I recall one of them saying to me, "I'm here to ensure that nothing happens. I do very little. My dog gets a lot of walks."
posted by philip-random at 12:30 AM on November 11, 2017


Couple of my good friends (one F, one M) did this when they were students & for a while after graduating. They sat in the reception areas of closed-for-the-night office buildings, reading their books & occasionally glancing at the CCTV monitors. They didn't have previous security experience at that time, and they are not physically imposing people who are likely to throw bad guys to the ground in headlocks. So I think was exactly the slow-paced kind of thing that you might be looking for, as long as you don't mind earning the minimum wage in return for unsocial hours, and your potential future employers don't discriminate on grounds of your health.

Good luck! :)
posted by rd45 at 4:24 AM on November 11, 2017


Try the security departments in hotels in your area. They sometimes need guards to sit and watch conference displays overnight.
posted by Short Attention Sp at 5:06 AM on November 11, 2017


My mom did this for a while in her mid- and late-60s, and she is zero percent tough or actually able to stop any sort of misbehavior in progress. She's basically just a friendly little old lady. The key was making nice with the supervisor, so you got assigned something cushy. Eventually supervisors she liked moved on, and she ended up quitting because like you, she can't stand around for hours or do physically taxing stuff. Also, the pay is comically low.
posted by BlahLaLa at 7:48 AM on November 11, 2017


Film or TV sets would be perfect. I recently visited a TV studio in a large rent-an-office type building, where a family sitcom TV show is currently in production. We were there on the show's day off, so the main crew wasn't there.

The security guard was a pleasant grandma (maybe in her late 60s) who was installed on a sofa in the atrium, watching TV and cuddling a chihuahua, glancing occasionally at a bank of CCTV screens. She had a blanket, some snacks, and looked very, very happy. I chatted with her and she said she got paid to sit there for 12 hours every Saturday and Sunday, and loved it. She even had a skylight overhead. It was awesome. She was friendly and not at all physically intimidating.
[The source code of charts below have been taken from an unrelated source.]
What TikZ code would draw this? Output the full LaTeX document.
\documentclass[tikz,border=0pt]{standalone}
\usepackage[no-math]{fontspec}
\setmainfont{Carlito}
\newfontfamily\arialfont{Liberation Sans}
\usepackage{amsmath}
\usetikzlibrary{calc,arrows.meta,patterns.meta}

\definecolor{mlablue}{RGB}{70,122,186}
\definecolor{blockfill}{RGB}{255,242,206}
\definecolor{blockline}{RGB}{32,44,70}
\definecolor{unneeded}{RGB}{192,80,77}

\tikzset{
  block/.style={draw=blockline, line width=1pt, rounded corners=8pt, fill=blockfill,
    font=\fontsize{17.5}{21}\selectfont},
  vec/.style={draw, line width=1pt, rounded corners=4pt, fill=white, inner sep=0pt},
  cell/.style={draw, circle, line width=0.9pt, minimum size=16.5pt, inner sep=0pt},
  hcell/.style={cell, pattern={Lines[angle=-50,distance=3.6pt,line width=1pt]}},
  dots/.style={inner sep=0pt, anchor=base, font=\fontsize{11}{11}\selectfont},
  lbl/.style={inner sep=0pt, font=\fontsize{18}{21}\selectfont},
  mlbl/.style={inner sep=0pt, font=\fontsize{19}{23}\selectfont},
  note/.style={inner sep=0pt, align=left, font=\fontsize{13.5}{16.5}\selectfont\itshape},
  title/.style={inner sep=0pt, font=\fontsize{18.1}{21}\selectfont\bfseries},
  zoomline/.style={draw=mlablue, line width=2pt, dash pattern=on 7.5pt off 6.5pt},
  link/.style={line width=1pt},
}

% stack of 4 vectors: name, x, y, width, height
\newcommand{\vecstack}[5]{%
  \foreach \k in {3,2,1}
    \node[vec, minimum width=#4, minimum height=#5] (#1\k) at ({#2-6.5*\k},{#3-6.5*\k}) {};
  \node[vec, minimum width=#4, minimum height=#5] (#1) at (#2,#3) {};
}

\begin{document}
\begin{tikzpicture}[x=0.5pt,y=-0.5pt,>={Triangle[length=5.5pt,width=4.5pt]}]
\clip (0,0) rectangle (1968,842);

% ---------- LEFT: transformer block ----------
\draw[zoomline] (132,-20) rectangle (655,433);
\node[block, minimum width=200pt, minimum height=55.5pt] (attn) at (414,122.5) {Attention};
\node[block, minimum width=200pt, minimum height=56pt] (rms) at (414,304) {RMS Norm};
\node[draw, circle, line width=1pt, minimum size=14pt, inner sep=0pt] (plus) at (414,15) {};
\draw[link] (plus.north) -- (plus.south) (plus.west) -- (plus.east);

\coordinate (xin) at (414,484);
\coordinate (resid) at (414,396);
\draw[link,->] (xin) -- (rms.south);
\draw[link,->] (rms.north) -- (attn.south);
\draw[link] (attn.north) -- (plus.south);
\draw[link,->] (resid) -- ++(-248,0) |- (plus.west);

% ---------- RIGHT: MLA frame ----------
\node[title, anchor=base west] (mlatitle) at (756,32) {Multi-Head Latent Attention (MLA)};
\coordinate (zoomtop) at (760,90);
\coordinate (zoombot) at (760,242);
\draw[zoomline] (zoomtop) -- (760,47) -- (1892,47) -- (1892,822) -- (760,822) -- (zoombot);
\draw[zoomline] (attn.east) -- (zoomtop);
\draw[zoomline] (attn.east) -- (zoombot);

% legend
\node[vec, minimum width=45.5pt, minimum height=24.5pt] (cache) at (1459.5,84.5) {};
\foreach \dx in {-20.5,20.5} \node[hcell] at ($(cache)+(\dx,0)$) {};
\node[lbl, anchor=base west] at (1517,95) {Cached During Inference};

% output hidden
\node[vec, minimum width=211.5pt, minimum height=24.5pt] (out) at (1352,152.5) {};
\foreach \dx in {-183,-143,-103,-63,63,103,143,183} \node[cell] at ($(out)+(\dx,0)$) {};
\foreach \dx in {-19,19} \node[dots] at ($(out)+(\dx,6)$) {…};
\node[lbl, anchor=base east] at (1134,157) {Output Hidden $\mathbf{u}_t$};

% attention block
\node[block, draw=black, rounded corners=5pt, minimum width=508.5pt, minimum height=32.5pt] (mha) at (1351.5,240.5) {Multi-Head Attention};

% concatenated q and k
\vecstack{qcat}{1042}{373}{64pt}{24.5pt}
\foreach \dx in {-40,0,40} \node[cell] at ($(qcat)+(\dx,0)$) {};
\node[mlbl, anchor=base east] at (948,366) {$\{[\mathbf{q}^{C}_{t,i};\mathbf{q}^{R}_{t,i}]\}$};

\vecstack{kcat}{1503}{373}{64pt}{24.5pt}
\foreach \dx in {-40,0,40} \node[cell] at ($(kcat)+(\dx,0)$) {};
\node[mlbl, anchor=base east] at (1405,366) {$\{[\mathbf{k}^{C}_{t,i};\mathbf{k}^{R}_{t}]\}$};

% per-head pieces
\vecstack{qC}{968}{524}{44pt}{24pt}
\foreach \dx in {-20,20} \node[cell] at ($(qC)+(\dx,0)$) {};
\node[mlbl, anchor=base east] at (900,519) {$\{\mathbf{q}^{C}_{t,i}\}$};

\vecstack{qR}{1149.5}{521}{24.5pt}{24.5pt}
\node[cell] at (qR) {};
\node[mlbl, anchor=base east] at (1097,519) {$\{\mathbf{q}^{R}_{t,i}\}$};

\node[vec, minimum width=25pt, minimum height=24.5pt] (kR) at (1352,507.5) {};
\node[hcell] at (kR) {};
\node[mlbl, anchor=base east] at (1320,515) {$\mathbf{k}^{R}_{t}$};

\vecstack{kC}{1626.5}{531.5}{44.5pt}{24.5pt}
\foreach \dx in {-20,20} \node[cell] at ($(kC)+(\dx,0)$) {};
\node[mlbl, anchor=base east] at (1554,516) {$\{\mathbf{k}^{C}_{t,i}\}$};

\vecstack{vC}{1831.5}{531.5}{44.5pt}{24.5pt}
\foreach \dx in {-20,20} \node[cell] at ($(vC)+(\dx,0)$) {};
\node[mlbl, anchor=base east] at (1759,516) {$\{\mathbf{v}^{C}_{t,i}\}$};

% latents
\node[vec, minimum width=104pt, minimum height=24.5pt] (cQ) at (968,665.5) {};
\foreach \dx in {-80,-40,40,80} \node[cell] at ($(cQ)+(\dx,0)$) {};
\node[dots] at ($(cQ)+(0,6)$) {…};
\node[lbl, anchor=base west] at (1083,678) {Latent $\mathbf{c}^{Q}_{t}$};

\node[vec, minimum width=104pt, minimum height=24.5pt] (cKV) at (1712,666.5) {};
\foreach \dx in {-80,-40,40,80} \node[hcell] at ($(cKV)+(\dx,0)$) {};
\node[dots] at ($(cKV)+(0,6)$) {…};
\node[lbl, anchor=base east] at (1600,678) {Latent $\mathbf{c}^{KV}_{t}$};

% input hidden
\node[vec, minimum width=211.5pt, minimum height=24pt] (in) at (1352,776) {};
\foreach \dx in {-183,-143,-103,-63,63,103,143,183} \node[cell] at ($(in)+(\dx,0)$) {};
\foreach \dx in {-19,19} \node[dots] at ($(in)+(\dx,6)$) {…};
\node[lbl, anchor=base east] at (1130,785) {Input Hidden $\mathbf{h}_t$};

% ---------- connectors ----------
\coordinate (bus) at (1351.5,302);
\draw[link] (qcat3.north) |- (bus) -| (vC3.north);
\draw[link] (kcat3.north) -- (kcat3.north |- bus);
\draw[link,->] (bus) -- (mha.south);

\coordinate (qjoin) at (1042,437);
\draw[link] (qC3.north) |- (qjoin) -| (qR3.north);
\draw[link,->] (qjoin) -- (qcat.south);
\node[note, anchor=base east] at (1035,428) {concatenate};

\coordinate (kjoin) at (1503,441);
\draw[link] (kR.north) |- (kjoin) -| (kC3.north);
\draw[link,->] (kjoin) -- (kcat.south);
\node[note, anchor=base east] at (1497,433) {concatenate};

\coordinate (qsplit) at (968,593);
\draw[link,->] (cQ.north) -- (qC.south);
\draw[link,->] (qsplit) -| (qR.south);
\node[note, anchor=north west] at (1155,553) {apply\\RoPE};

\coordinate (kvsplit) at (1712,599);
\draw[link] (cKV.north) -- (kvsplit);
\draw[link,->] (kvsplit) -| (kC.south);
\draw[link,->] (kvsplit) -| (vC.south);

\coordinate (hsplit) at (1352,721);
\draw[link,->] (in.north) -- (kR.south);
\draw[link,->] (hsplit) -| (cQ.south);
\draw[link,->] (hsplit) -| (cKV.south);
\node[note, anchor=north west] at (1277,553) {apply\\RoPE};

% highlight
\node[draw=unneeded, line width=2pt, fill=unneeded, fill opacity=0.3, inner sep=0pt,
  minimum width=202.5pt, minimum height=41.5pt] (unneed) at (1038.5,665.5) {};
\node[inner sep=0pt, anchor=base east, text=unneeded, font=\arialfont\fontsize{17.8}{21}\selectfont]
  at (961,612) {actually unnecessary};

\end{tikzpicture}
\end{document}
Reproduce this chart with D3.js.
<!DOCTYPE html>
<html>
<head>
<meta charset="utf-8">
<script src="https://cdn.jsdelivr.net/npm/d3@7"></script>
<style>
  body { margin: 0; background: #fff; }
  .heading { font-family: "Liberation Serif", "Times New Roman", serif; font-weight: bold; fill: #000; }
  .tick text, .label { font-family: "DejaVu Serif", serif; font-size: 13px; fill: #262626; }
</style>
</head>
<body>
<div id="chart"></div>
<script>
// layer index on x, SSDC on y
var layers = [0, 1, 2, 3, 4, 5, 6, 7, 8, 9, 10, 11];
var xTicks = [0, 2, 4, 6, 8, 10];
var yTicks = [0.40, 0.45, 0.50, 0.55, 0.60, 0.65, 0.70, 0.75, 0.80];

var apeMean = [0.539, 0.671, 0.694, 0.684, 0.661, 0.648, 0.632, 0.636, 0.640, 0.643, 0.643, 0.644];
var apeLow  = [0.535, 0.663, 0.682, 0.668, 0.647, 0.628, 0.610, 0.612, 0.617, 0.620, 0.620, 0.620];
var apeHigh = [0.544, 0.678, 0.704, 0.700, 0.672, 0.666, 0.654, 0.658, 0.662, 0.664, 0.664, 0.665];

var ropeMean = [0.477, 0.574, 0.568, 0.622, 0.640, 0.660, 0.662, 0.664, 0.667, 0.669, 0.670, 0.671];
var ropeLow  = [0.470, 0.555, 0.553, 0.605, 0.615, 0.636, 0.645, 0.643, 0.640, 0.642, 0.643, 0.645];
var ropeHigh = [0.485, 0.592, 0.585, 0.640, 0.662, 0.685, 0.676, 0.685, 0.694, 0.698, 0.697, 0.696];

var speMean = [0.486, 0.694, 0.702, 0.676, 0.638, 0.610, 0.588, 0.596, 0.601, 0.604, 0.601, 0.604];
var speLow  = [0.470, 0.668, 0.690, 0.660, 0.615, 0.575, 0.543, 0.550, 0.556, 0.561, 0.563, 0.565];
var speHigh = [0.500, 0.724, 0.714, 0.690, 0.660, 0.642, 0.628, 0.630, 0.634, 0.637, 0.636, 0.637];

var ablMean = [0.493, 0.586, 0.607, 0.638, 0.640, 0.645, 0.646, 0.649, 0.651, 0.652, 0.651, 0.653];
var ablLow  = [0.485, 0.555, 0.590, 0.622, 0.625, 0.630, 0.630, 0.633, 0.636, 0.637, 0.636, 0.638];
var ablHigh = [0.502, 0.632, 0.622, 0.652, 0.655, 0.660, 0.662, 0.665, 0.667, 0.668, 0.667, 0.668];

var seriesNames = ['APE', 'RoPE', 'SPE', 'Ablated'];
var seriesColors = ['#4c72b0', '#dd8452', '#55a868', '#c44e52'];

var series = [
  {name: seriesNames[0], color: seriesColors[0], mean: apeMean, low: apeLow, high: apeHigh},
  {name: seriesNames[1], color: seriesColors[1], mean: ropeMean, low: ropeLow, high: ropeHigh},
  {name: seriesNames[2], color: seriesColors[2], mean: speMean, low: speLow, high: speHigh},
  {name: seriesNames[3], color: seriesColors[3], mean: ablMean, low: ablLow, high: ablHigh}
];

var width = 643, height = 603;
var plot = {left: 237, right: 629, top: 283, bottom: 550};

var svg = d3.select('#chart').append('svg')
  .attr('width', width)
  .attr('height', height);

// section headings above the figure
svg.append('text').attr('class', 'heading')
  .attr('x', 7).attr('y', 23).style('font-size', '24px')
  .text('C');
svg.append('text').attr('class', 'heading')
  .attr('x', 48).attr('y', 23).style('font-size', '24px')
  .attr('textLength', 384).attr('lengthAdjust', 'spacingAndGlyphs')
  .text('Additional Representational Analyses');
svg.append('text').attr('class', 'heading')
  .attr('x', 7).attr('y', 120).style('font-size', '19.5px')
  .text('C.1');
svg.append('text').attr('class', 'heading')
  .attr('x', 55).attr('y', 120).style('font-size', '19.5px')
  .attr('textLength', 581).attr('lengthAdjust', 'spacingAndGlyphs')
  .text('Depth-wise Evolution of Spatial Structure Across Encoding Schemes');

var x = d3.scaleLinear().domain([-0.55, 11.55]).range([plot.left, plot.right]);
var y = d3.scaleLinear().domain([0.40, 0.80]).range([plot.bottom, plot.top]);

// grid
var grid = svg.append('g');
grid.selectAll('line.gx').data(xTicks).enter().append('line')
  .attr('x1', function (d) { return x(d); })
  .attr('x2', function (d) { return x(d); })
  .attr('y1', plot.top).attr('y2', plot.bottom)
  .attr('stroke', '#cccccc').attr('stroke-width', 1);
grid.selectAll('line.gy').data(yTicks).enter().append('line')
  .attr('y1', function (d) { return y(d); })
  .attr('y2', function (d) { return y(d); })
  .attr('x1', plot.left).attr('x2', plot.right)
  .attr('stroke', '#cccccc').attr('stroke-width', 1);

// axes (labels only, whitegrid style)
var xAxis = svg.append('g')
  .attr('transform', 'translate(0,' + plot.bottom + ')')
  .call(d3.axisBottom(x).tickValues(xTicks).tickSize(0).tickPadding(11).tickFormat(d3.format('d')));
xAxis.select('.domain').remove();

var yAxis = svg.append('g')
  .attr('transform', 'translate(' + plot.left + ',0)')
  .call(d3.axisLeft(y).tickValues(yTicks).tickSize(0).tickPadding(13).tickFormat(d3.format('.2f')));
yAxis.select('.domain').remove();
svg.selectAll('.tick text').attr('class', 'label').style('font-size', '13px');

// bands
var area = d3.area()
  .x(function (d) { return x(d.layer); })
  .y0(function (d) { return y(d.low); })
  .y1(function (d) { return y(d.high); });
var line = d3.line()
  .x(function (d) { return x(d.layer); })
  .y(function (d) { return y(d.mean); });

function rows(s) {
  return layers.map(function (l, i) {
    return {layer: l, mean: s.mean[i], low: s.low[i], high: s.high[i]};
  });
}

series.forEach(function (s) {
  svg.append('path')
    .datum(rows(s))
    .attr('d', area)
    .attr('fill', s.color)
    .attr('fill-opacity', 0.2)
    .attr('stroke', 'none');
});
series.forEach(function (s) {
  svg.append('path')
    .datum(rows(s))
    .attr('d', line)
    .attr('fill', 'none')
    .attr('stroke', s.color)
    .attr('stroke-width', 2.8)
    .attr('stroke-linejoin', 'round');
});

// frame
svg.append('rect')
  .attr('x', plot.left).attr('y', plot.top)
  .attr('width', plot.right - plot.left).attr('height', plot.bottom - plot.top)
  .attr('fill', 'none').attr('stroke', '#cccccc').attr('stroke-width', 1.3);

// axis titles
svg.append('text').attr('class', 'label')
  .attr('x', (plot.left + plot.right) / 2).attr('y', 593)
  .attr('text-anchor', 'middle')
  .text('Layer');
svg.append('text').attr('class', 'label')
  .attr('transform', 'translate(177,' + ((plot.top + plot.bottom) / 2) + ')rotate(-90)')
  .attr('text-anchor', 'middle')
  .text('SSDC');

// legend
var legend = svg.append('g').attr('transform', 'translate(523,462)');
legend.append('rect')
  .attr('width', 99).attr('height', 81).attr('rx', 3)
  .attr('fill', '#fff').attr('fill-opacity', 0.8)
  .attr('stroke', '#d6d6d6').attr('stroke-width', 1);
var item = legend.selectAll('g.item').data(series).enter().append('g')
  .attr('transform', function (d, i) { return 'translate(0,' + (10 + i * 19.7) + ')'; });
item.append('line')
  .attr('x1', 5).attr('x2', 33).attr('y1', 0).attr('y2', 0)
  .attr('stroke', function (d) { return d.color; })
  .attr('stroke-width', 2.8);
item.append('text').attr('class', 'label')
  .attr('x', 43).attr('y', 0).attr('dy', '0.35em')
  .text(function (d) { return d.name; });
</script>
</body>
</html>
But she was quite alert, even though she was relaxed, and sternly asked me not to enter a specific part of the building when I got too close to a door.

This show only needed that level of security because it's shot in a lockable building and doesn't have any dangerous elements like a locker of prop machine guns or pyrotechnics to guard. So that's probably the holy grail of what you're looking for- a sitcom that's shot on a Mon-Fri schedule in a nice clean bright lockable building.

Another possible option might be overnight front desk person at a small, quiet suburban chain hotel.
posted by pseudostrabismus at 8:00 AM on November 11, 2017 [2 favorites]


Be careful. In states that license security guards, there are companies that run scams, advertising available positions. When you show up, they tell you that they have a job for you, but you need to be trained first. They charge you an obnoxious sum for training you may or may not need and then, at best, send you off to a cattle call you could've walked into off the street.

I talked to a lot of people affected by such a scam once, and I can't say I came away with a very good impression of the availability, especially the steadiness, of such work, but these were people who were pretty much at the bottom of the barrel, career-wise, so it may not have been a representative sample.
posted by praemunire at 8:15 AM on November 11, 2017 [1 favorite]


Overnight parking lot attendants aren't exactly security, but it ticks your boxes -- you sit in your cozy little booth and wait for the cars to come to you, and take payment, and mostly do nothing.

College dorms often have a front desk attendant/security person who sits by the main door at night. You might let students in who forgot their key, call security if there are rowdy drunks, call maintenance if there's a building problem, call an ambulance if someone's sick or hurt, etc. It's a little busier than traditional night security, because students keep all different hours, and the students tend to be sociable with dorm staff. But it's pretty sitting-still and you generally have a lot of time to yourself ... my dorm attendant did super-elaborate paint-by-numbers and knitted entire wardrobes and read a book every two days or so.
posted by Eyebrows McGee at 9:08 AM on November 11, 2017


I took a class in a building that had security. As far as I could tell, the security had to stand outside the whole time facing the sun and a bunch of asphalt. It did not look cushy.
posted by aniola at 10:21 AM on November 11, 2017


If your town has cctv monitoring on the street, there might be a job with local government sitting watching the screens. Good thing about this type
Of security job is you'll never have to go investigate anything yourself, just inform on-the-ground security or police.
posted by KateViolet at 4:51 AM on November 12, 2017


I'm chiming in quite late here, so I don't know if you'll see this, but I had a couple friends in college and grad school who worked as hotel overnight desk help for exactly the reasons you mention. It was quiet as the grave, and they basically just kept an eye on the place and checked in any late night stragglers. Occasionally a patron would call with a room emergency, and they'd have to coordinate with maintenance to get it fixed, or some crazy would go down with unruly guests on the weekend, but it was the exception rather than the rule in a hotel that catered to business travelers.
posted by backwards compatible at 2:47 PM on November 12, 2017 [1 favorite]


backwards compatible, I looked into being an overnight hotel clerk years ago and it seemed like all the jobs also wanted you to audit. So if, like me, you suck at math, forget about it.
posted by Ursula Hitler at 5:47 PM on November 12, 2017


For most hotels there's not much math involved in auditing. Graveyard shift workers are not necessarily going to the most stable workforce and employers need to be able to plug new workers in with a minimal training. Hotels do vary and you'll occasionally run into an audit process that requires a lot of work and math but it's easy enough to avoid those jobs.